这店铺生意好,店堂里也是座无虚席,热闹非凡,满屋子吵吵嚷嚷,男人们吃着烧烤,喝着小酒,聊天话题从工作辛苦,上司刻薄到物价飞涨,生活不易最终上升到了国家兴亡,张晨光无所事事听了一会儿,嘴角不自觉挂上笑意,他很久没来过这样的地方了,这样烟火缭绕,吵闹又真实。
没多久,烧烤店前出现了一个年轻的男人,他熟练地在店铺前面刹了车,很不讲究地把自行车停在路口,冲着老板一挥手,“还是那几样。”一看便知是常来的熟客。
老板分不出手,只好转头冲着店里喊,“山子,你祁哥来了。”
被叫到的男孩子眉开眼笑,“祁哥,包间早给你留好了”
张晨光这才知道,这不起眼的烧烤店居然还是有包间的,祁凉跟着山子走到帘子前面,转头看了他一眼,停住了脚步,“就在大堂吃?”
“不了”他拎起包,笑着走了过去。
包间也简陋,外观上和大堂别无二致,但胜在清净,是个能安静说话的地儿。张晨光来之前打了一肚子的Cao稿,然而真见了祁凉倒觉得一句说不出来。
这人实在变化太大了些。在医院里匆匆一见的时候没感觉到,如今却不得不承认,眼前已经不是当年那个一身傲慢不羁的少年了。
只见祁凉摸了摸山子的头,“忙去吧,我自己来”他把桌上的餐具都拆开,用桌上的热水烫了一遍,又倒了两杯大麦茶,他看了眼张晨光摆在旁边的包,“刚从公司过来?”
张晨光点点头,
同样刚从学校出来的祁老师摸摸下巴“啧,真辛苦啊”
就在张晨光以为谈话方向要以工作辛苦,上司刻薄开头奔向国家兴亡方向,坐立不安的时候,祁凉猝不及防开口“听说你在华贸待了两年,就已经是科长了”
“大学毕业以后一年辞职,后面三年是白璧坊的合伙人?”
“你来找我是因为昨晚看见在华安百货门口看见了我,想起来我和张柏舟的关系,觉得有利可图?”
“还是?”祁凉慢条斯理地放下了手里的杯子,“你觉得,我肯定能帮得上你的忙,或者是白璧坊的忙。”
张晨光听得心惊肉跳,脸上不动声色,心里苦笑,去他的脱胎换骨吧,眼前明明还是当年那个小混混,咄咄逼人,半分不留情面。

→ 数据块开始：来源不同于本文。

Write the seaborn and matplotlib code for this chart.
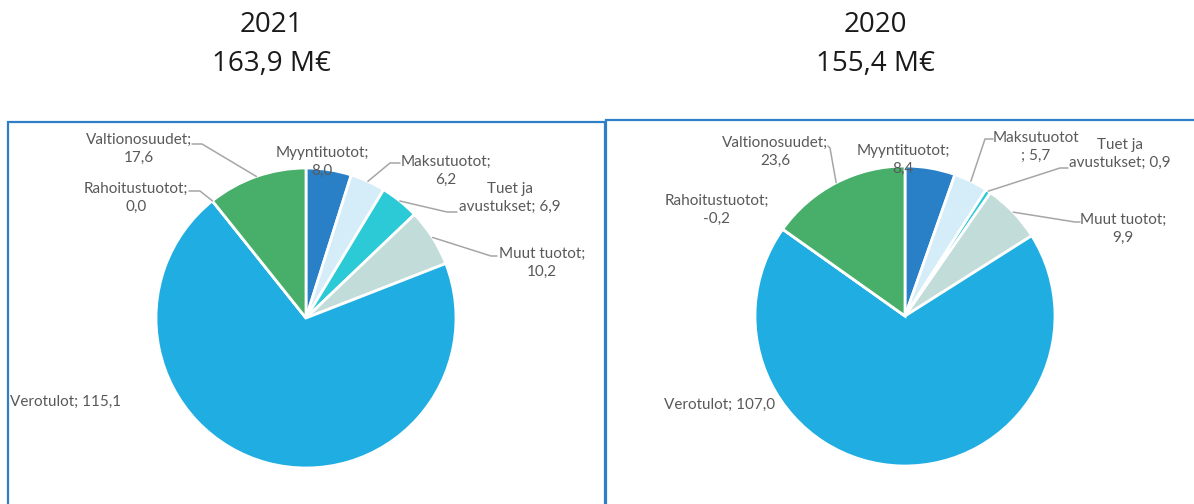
import numpy as np
import matplotlib.pyplot as plt
from matplotlib.patches import Rectangle
import seaborn as sns

sns.set_theme(style="white")
plt.rcParams["font.family"] = ["Lato", "DejaVu Sans"]

# data
categories = ["Myyntituotot", "Maksutuotot", "Tuet ja avustukset", "Muut tuotot",
              "Verotulot", "Rahoitustuotot", "Valtionosuudet"]
values_2021 = [8.0, 6.2, 6.9, 10.2, 115.1, 0.0, 17.6]
values_2020 = [8.4, 5.7, 0.9, 9.9, 107.0, -0.2, 23.6]
years = ["2021", "2020"]
totals = ["163,9 M€", "155,4 M€"]

colors = sns.color_palette(["#2A80C6", "#D4EDF8", "#2CCAD7", "#C2DCDA",
                            "#1FADE2", "#1FADE2", "#47AF6A"])
label_color = "#595959"
line_color = "#A6A6A6"
box_color = "#2F7EC8"

W, H, R = 1194, 504, 150.0

# label text templates (line breaks as in the original)
label_fmt_2021 = ["Myyntituotot;\n{}", "Maksutuotot;\n{}", "Tuet ja\navustukset; {}",
                  "Muut tuotot;\n{}", "Verotulot; {}", "Rahoitustuotot;\n{}",
                  "Valtionosuudet;\n{}"]
label_fmt_2020 = ["Myyntituotot;\n{}", "Maksutuotot\n; {}", "Tuet ja\navustukset; {}",
                  "Muut tuotot;\n{}", "Verotulot; {}", "Rahoitustuotot;\n{}",
                  "Valtionosuudet;\n{}"]

# layout in pixels: box, pie centre, title centre,
# per label: (label centre, leader start, leader knee) - None = no leader
layouts = [
    dict(box=(8, 122, 605, 520), center=(306, 318), title_x=271,
         fmt=label_fmt_2021,
         labels=[((322, 162), None, None),
                 ((446, 171), (400, 163), (390, 163)),
                 ((510, 198), (457, 212), (447, 212)),
                 ((542, 263), (497, 256), (491, 256)),
                 ((66, 402), None, None),
                 ((136, 198), (189, 191), (200, 191)),
                 ((139, 149), (192, 144), (202, 144))]),
    dict(box=(606, 120, 1210, 520), center=(905, 316), title_x=875,
         fmt=label_fmt_2020,
         labels=[((903, 160), None, None),
                 ((1036, 147), (993, 139), (985, 139)),
                 ((1120, 154), (1068, 168), (1060, 168)),
                 ((1123, 229), (1080, 222), (1075, 222)),
                 ((720, 405), None, None),
                 ((717, 210), None, None),
                 ((775, 152), (828, 146), (830, 148))]),
]

fig = plt.figure(figsize=(W / 100, H / 100), dpi=100)

for vals, year, total, lay in zip([values_2021, values_2020], years, totals, layouts):
    x0, y0, x1, y1 = lay["box"]
    cx, cy = lay["center"]
    # chart box border
    fig.patches.append(Rectangle((x0 / W, 1 - y1 / H), (x1 - x0) / W, (y1 - y0) / H,
                                 transform=fig.transFigure, fill=False,
                                 edgecolor=box_color, linewidth=1.6))
    ax = fig.add_axes([x0 / W, 1 - y1 / H, (x1 - x0) / W, (y1 - y0) / H])

    sizes = [max(v, 0) for v in vals]
    wedges, _ = ax.pie(sizes, colors=colors, startangle=90, counterclock=False,
                       radius=1.0, wedgeprops=dict(edgecolor="white", linewidth=2))
    ax.set_xlim((x0 - cx) / R, (x1 - cx) / R)
    ax.set_ylim((cy - y1) / R, (cy - y0) / R)
    ax.set_aspect("equal")
    ax.axis("off")

    def px(p):
        return (p[0] - cx) / R, (cy - p[1]) / R

    for w, v, fmt, (pos, start, knee) in zip(wedges, vals, lay["fmt"], lay["labels"]):
        txt = fmt.format(f"{v:.1f}".replace(".", ","))
        lx, ly = px(pos)
        ax.text(lx, ly, txt, ha="center", va="center", fontsize=11,
                color=label_color, linespacing=1.3, zorder=5)
        if start is not None:
            mid = np.deg2rad((w.theta1 + w.theta2) / 2)
            ex, ey = np.cos(mid), np.sin(mid)
            (sx, sy), (kx, ky) = px(start), px(knee)
            ax.plot([sx, kx, ex], [sy, ky, ey], color=line_color, lw=1.1, zorder=4)

    fig.text(lay["title_x"] / W, 1 - 25 / H, year, ha="center", va="center",
             fontsize=20, family=["Open Sans", "DejaVu Sans"], color="#1a1a1a")
    fig.text(lay["title_x"] / W, 1 - 64 / H, total, ha="center", va="center",
             fontsize=20, family=["Open Sans", "DejaVu Sans"], color="#1a1a1a")

fig.savefig("out.png", dpi=100)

他试探着开口,“那祁帅呢,明知我不怀好意,还是来了这里,又是为了什么?”
祁凉笑了一下,笑声极轻,如果不留意几乎听不出来,“你不是知道吗?”
“当然是因为许白璧”
就在这时,隔间的门被推开了,山子端着一大盘羊肉串进来,孜然和辣椒的香辛味一下子飘满整个包间,原本有些沉闷的气氛一下子消散了。
两人埋头吃羊肉串。
张晨光不擅长吃辣,吃到一半就放下了,
“你前面说的都对,我是当了白璧坊三年的合伙人,现在也在为白璧坊做事”
“说起来也奇怪,我原本对白璧坊没什么感情,但现在它就像我的孩子一样,为了白璧坊的发展,我真不在乎什么面子问题”
“我知道你和许老板以前的交情,但这么多年过去了,时光让人改头换面,你还对他有多少了解,你来找我,是真愿意趟这趟浑水?”
他静静看着祁凉,心里想着,这样一个人,家世背景好,什么不缺,想要的东西抬手就有,为了少年时的那点情谊,又能做到什么地步呢?
他在自己都没有反应过来之前开了口,“你能保证不会再抛弃许白璧一次”
祁凉的脸色一下就变了,他面沉似水地说道,“我能。”
这两个字轻飘飘落下来,却仿佛在地上砸出千斤重,尘土飞扬,一下子砸出了过去种种不愿回首的往事。
往事如烟,却到底不能随风散去。